On Mon, Mar 10, 2014 at 15:36:06 +0100, Olaf Hering wrote:
During live migration of VMs from one host to another the VM is
suspended for an unpredictable amount of time. The actual downtime
depends on how many new pages will be dirty and the band width to the
destination host. Since VM memory size grows faster than transfer rates
the currently available tuneables will cause troubles for workloads
within the VM which can not handle large timejumps.

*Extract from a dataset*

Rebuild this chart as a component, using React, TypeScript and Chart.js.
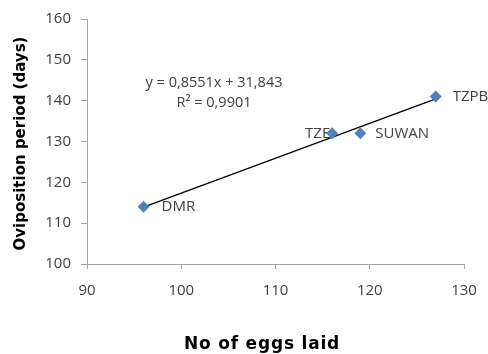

I have already written code to tweak the inner loop doing the actual
migration work in libxc. But the patchset exposes the details of the
loop to the cmdline, as such it is not portable nor is it a friendly UI
for the hostadmin.
Here is my proposal for a new option for virsh and 2 new options for xl:
[xl | virsh --live] --max-suspend-time N --timeout N VM host
--max-suspend-time N: as the name suggests, the VM downtime must not be
longer than specified. The code doing the migration has to estimate the
transfer speed. If the VM is about to be suspended, it has to check if
the remaining dirty pages can be transfered within the required
timeframe. If not, the migration is aborted, the VM continues to run on
the src host, the new VM on the dst host is destroyed and an error is
returned.
Libvirt already has virDomainMigrateSetMaxDowntime API with this
semantics. However, using virsh, one can set it with virsh
migrate-setmaxdowntime command while migration is happening. Not sure if
exposing it as yet another parameter of already quite complicated
migrate command would buy us much.
--timeout N: if a VM is busy and its workload causes many new dirty
pages the migrate command would take forever. This option is supposed to
stop the migration attempt if the number of new dirty pages is too high.
It would change the semantics of "virsh migrate --timeout n", which
currently forces a suspend (according to the help text).
This is not acceptable. If you want an option to automatically cancel
migration after a given timeout, you would need to introduce a new
option instead of changing semantics of an existing option.
Jirka